AvatarPoser How are the leg poses estimated from only head and hand poses offered, intuitively?

Hi, thanks for your really great work!

Just a silly question, for this "full-body pose tracking from sparse motion sensing" task, how are the leg poses estimated, intuitively? I think there could be severe ambiguity of leg poses given one pair of hand & hands poses.

For example, in the demo of Figure 7

For the rightmost case, how could it know which leg is at the front?
For the middle case, how could it know the person is sitting? (Maybe the location of the head indicates the head is below a normal height?)

I think maybe the temporal information can help eliminate some of the ambiguity. For example, a moving head and swinging arms indicate the person is walking?

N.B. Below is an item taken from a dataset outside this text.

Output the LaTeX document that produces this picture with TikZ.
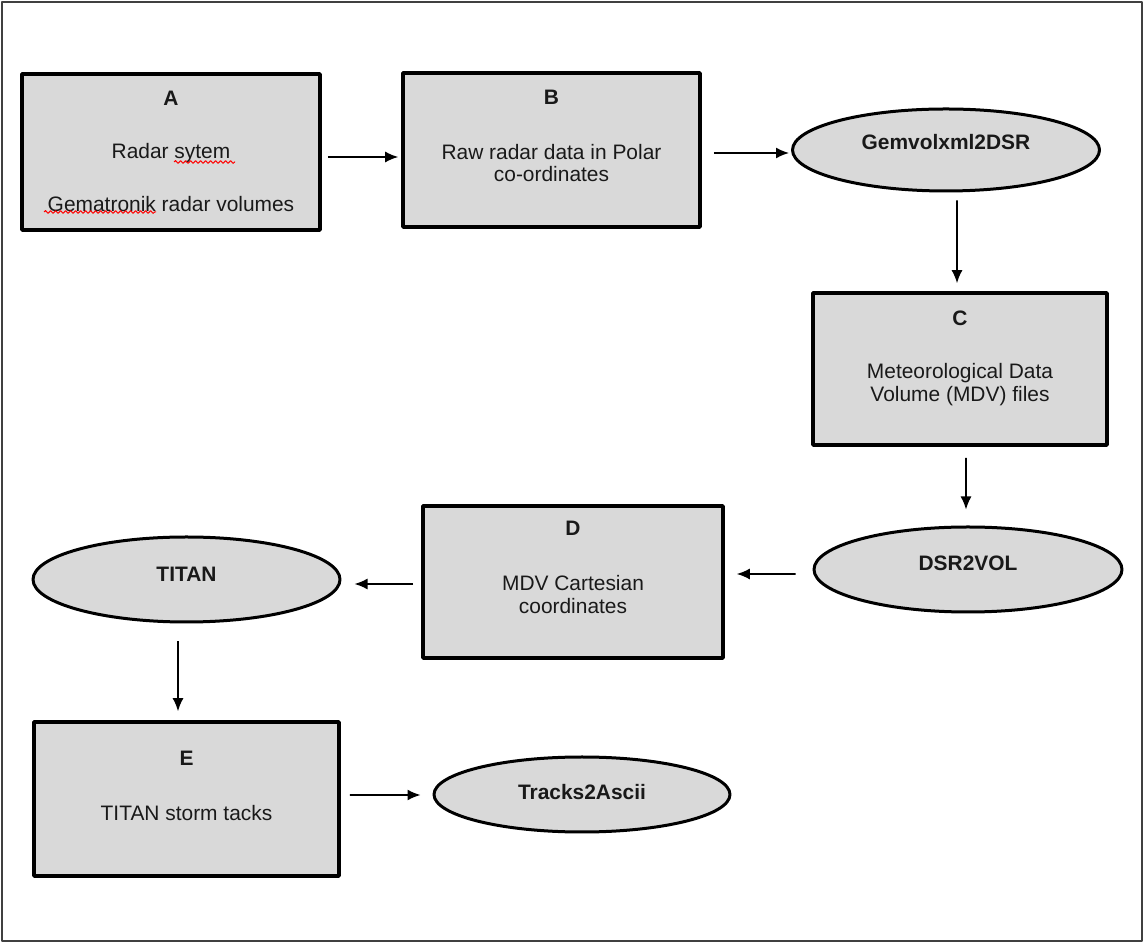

But I got generally amazed by the really good alignment of the leg poses.

Thanks a lot!

Oct 31 '22 15:10 yd-yin

I have tried to reproduce this paper. In fact, with only head and hand poses, we cannot predict leg poses at all! In addition, in the code inverse kinemetic solver is not used at all! Transformer do not have a very good result to predict human pose (compare with LSTM or CNN).

Apr 09 '23 00:04 ghost

I have tried to reproduce this paper. In fact, with only head and hand poses, we cannot predict leg poses at all! In addition, in the code inverse kinemetic solver is not used at all! Transformer do not have a very good result to predict human pose (compare with LSTM or CNN).

hello，I'd like to ask if you have any papers related to CNN or LSTM (with source code)。thanks

Jan 05 '24 04:01 Recialhot